■ PROBLEM REQUIREMENTS
Can you print the data exactly and leave out each image?

■ RECORDED INFORMATION

____

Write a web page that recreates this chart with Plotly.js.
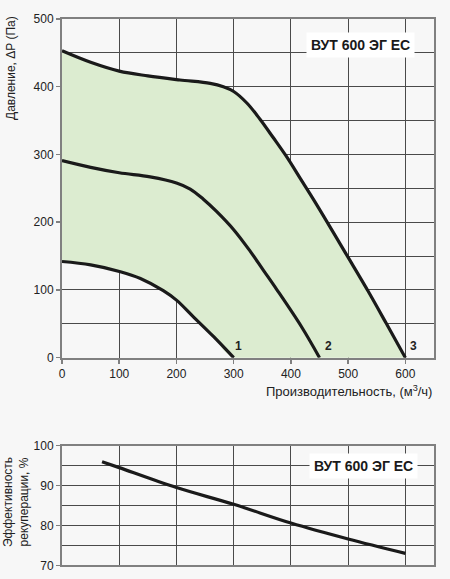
<!DOCTYPE html>
<html>
<head>
<meta charset="utf-8">
<script src="https://cdn.plot.ly/plotly-3.0.1.min.js"></script>
<style>html,body{margin:0;padding:0;background:#f7f7f7;}#chart{width:450px;height:579px;}</style>
</head>
<body>
<div id="chart"></div>
<script>
// Fan curves (airflow m3/h vs pressure Pa)
const curve1X = [0, 50, 102, 137, 177, 200, 230, 265, 300];
const curve1Y = [142, 137, 127, 117, 99, 85, 60, 31, 0];
const curve2X = [0, 50, 100, 154, 200, 224, 247, 270, 300, 329, 352, 375, 419, 450];
const curve2Y = [291, 281, 273, 267, 258, 249, 234, 216, 189, 157, 129, 101, 45, 0];
const curve3X = [0, 50, 100, 150, 206, 259, 282, 300, 323, 346, 369, 393, 416, 442, 500, 535, 567, 600];
const curve3Y = [453, 436, 423, 416, 410, 405, 400, 393, 376, 352, 325, 296, 265, 230, 148, 98, 50, 0];
const fillEndX = [600];
const fillEndY = [0];
// Recuperation efficiency
const effX = [70, 100, 200, 300, 400, 500, 600];
const effY = [96, 94.5, 89.5, 85.3, 80.6, 76.6, 73];
const curveLabels = ['1', '2', '3'];
const curveLabelX = [308, 465, 615];
const modelName = 'ВУТ 600 ЭГ ЕС';

const lineStyle = {color: '#1a1a1a', width: 3.2, shape: 'spline', smoothing: 1};

const traces = [
  {x: curve1X.concat(fillEndX), y: curve1Y.concat(fillEndY), mode: 'lines',
   line: {width: 0, color: 'rgba(0,0,0,0)', shape: 'spline', smoothing: 1}, hoverinfo: 'skip', showlegend: false, xaxis: 'x', yaxis: 'y'},
  {x: curve3X, y: curve3Y, mode: 'lines', fill: 'tonexty', fillcolor: '#dcecd0',
   line: {width: 0, color: 'rgba(0,0,0,0)', shape: 'spline', smoothing: 1}, hoverinfo: 'skip', showlegend: false, xaxis: 'x', yaxis: 'y'},
  {x: curve1X, y: curve1Y, mode: 'lines', line: lineStyle, showlegend: false, xaxis: 'x', yaxis: 'y'},
  {x: curve2X, y: curve2Y, mode: 'lines', line: lineStyle, showlegend: false, xaxis: 'x', yaxis: 'y'},
  {x: curve3X, y: curve3Y, mode: 'lines', line: lineStyle, showlegend: false, xaxis: 'x', yaxis: 'y'},
  {x: effX, y: effY, mode: 'lines', line: {color: '#1a1a1a', width: 3.2, shape: 'spline', smoothing: 1}, showlegend: false, xaxis: 'x2', yaxis: 'y2'}
];

const H = 579;
const PL = 62, PW = 372;
const px = v => (v - PL) / PW;
const font = {family: 'Liberation Sans, Arial, sans-serif', size: 12, color: '#222'};
const gridColor = '#4a4a4a';
const axisCommon = {
  showline: true, linecolor: '#808080', linewidth: 2, mirror: true,
  showgrid: true, gridcolor: gridColor, gridwidth: 1,
  zeroline: false, ticks: 'outside', ticklen: 4, tickcolor: '#808080', tickwidth: 1.5,
  tickfont: {family: font.family, size: 12, color: '#222'}
};

const annotations = curveLabels.map((t, i) => ({
  x: curveLabelX[i], y: 18, xref: 'x', yref: 'y', text: '<b>' + t + '</b>', showarrow: false,
  font: {family: font.family, size: 12, color: '#222'}
}));
annotations.push(
  {x: 522, y: 461, xref: 'x', yref: 'y', text: '<b>' + modelName + '</b>', showarrow: false,
   bgcolor: '#ffffff', borderpad: 4, font: {family: font.family, size: 14, color: '#1a1a1a'}},
  {x: 527, y: 95, xref: 'x2', yref: 'y2', text: '<b>' + modelName + '</b>', showarrow: false,
   bgcolor: '#ffffff', borderpad: 4, font: {family: font.family, size: 14, color: '#1a1a1a'}},
  {x: px(11), y: 1 - 68 / H, xref: 'paper', yref: 'paper', text: 'Давление, ΔP (Па)', textangle: -90,
   showarrow: false, xanchor: 'center', yanchor: 'middle', font: {family: font.family, size: 12, color: '#222'}},
  {x: px(434), y: 1 - 391 / H, xref: 'paper', yref: 'paper', text: 'Производительность, (м<sup>3</sup>/ч)',
   showarrow: false, xanchor: 'right', yanchor: 'middle', font: {family: font.family, size: 13, color: '#222'}},
  {x: px(16), y: 1 - 502 / H, xref: 'paper', yref: 'paper', text: 'Эффективность<br>рекуперации, %', textangle: -90,
   showarrow: false, xanchor: 'center', yanchor: 'middle', font: {family: font.family, size: 12, color: '#222'}}
);

const layout = {
  width: 450, height: 579,
  margin: {l: PL, r: 450 - PL - PW, t: 0, b: 0},
  paper_bgcolor: '#f7f7f7', plot_bgcolor: '#f7f7f7',
  font: font,
  showlegend: false,
  xaxis: Object.assign({}, axisCommon, {range: [0, 650], tickvals: [0, 100, 200, 300, 400, 500, 600], anchor: 'y'}),
  yaxis: Object.assign({}, axisCommon, {range: [0, 500], dtick: 100, domain: [1 - 357.7 / H, 1 - 19 / H], anchor: 'x',
    minor: {dtick: 50, showgrid: true, gridcolor: gridColor, gridwidth: 1}}),
  xaxis2: Object.assign({}, axisCommon, {range: [0, 650], dtick: 100, showticklabels: false, ticks: '', anchor: 'y2'}),
  yaxis2: Object.assign({}, axisCommon, {range: [70, 100], dtick: 10, domain: [1 - 565.3 / H, 1 - 445.7 / H], anchor: 'x2',
    minor: {dtick: 5, showgrid: true, gridcolor: gridColor, gridwidth: 1}}),
  annotations: annotations
};

Plotly.newPlot('chart', traces, layout, {staticPlot: true, displayModeBar: false});
</script>
</body>
</html>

____

■ RESULT
Write a web page that recreates this chart with Plotly.js.
<!DOCTYPE html>
<html>
<head>
<meta charset="utf-8">
<script src="https://cdn.plot.ly/plotly-3.0.1.min.js"></script>
<style>html,body{margin:0;padding:0;background:#f7f7f7;}#chart{width:450px;height:579px;}</style>
</head>
<body>
<div id="chart"></div>
<script>
// Fan curves (airflow m3/h vs pressure Pa)
const curve1X = [0, 50, 102, 137, 177, 200, 230, 265, 300];
const curve1Y = [142, 137, 127, 117, 99, 85, 60, 31, 0];
const curve2X = [0, 50, 100, 154, 200, 224, 247, 270, 300, 329, 352, 375, 419, 450];
const curve2Y = [291, 281, 273, 267, 258, 249, 234, 216, 189, 157, 129, 101, 45, 0];
const curve3X = [0, 50, 100, 150, 206, 259, 282, 300, 323, 346, 369, 393, 416, 442, 500, 535, 567, 600];
const curve3Y = [453, 436, 423, 416, 410, 405, 400, 393, 376, 352, 325, 296, 265, 230, 148, 98, 50, 0];
const fillEndX = [600];
const fillEndY = [0];
// Recuperation efficiency
const effX = [70, 100, 200, 300, 400, 500, 600];
const effY = [96, 94.5, 89.5, 85.3, 80.6, 76.6, 73];
const curveLabels = ['1', '2', '3'];
const curveLabelX = [308, 465, 615];
const modelName = 'ВУТ 600 ЭГ ЕС';

const lineStyle = {color: '#1a1a1a', width: 3.2, shape: 'spline', smoothing: 1};

const traces = [
  {x: curve1X.concat(fillEndX), y: curve1Y.concat(fillEndY), mode: 'lines',
   line: {width: 0, color: 'rgba(0,0,0,0)', shape: 'spline', smoothing: 1}, hoverinfo: 'skip', showlegend: false, xaxis: 'x', yaxis: 'y'},
  {x: curve3X, y: curve3Y, mode: 'lines', fill: 'tonexty', fillcolor: '#dcecd0',
   line: {width: 0, color: 'rgba(0,0,0,0)', shape: 'spline', smoothing: 1}, hoverinfo: 'skip', showlegend: false, xaxis: 'x', yaxis: 'y'},
  {x: curve1X, y: curve1Y, mode: 'lines', line: lineStyle, showlegend: false, xaxis: 'x', yaxis: 'y'},
  {x: curve2X, y: curve2Y, mode: 'lines', line: lineStyle, showlegend: false, xaxis: 'x', yaxis: 'y'},
  {x: curve3X, y: curve3Y, mode: 'lines', line: lineStyle, showlegend: false, xaxis: 'x', yaxis: 'y'},
  {x: effX, y: effY, mode: 'lines', line: {color: '#1a1a1a', width: 3.2, shape: 'spline', smoothing: 1}, showlegend: false, xaxis: 'x2', yaxis: 'y2'}
];

const H = 579;
const PL = 62, PW = 372;
const px = v => (v - PL) / PW;
const font = {family: 'Liberation Sans, Arial, sans-serif', size: 12, color: '#222'};
const gridColor = '#4a4a4a';
const axisCommon = {
  showline: true, linecolor: '#808080', linewidth: 2, mirror: true,
  showgrid: true, gridcolor: gridColor, gridwidth: 1,
  zeroline: false, ticks: 'outside', ticklen: 4, tickcolor: '#808080', tickwidth: 1.5,
  tickfont: {family: font.family, size: 12, color: '#222'}
};

const annotations = curveLabels.map((t, i) => ({
  x: curveLabelX[i], y: 18, xref: 'x', yref: 'y', text: '<b>' + t + '</b>', showarrow: false,
  font: {family: font.family, size: 12, color: '#222'}
}));
annotations.push(
  {x: 522, y: 461, xref: 'x', yref: 'y', text: '<b>' + modelName + '</b>', showarrow: false,
   bgcolor: '#ffffff', borderpad: 4, font: {family: font.family, size: 14, color: '#1a1a1a'}},
  {x: 527, y: 95, xref: 'x2', yref: 'y2', text: '<b>' + modelName + '</b>', showarrow: false,
   bgcolor: '#ffffff', borderpad: 4, font: {family: font.family, size: 14, color: '#1a1a1a'}},
  {x: px(11), y: 1 - 68 / H, xref: 'paper', yref: 'paper', text: 'Давление, ΔP (Па)', textangle: -90,
   showarrow: false, xanchor: 'center', yanchor: 'middle', font: {family: font.family, size: 12, color: '#222'}},
  {x: px(434), y: 1 - 391 / H, xref: 'paper', yref: 'paper', text: 'Производительность, (м<sup>3</sup>/ч)',
   showarrow: false, xanchor: 'right', yanchor: 'middle', font: {family: font.family, size: 13, color: '#222'}},
  {x: px(16), y: 1 - 502 / H, xref: 'paper', yref: 'paper', text: 'Эффективность<br>рекуперации, %', textangle: -90,
   showarrow: false, xanchor: 'center', yanchor: 'middle', font: {family: font.family, size: 12, color: '#222'}}
);

const layout = {
  width: 450, height: 579,
  margin: {l: PL, r: 450 - PL - PW, t: 0, b: 0},
  paper_bgcolor: '#f7f7f7', plot_bgcolor: '#f7f7f7',
  font: font,
  showlegend: false,
  xaxis: Object.assign({}, axisCommon, {range: [0, 650], tickvals: [0, 100, 200, 300, 400, 500, 600], anchor: 'y'}),
  yaxis: Object.assign({}, axisCommon, {range: [0, 500], dtick: 100, domain: [1 - 357.7 / H, 1 - 19 / H], anchor: 'x',
    minor: {dtick: 50, showgrid: true, gridcolor: gridColor, gridwidth: 1}}),
  xaxis2: Object.assign({}, axisCommon, {range: [0, 650], dtick: 100, showticklabels: false, ticks: '', anchor: 'y2'}),
  yaxis2: Object.assign({}, axisCommon, {range: [70, 100], dtick: 10, domain: [1 - 565.3 / H, 1 - 445.7 / H], anchor: 'x2',
    minor: {dtick: 5, showgrid: true, gridcolor: gridColor, gridwidth: 1}}),
  annotations: annotations
};

Plotly.newPlot('chart', traces, layout, {staticPlot: true, displayModeBar: false});
</script>
</body>
</html>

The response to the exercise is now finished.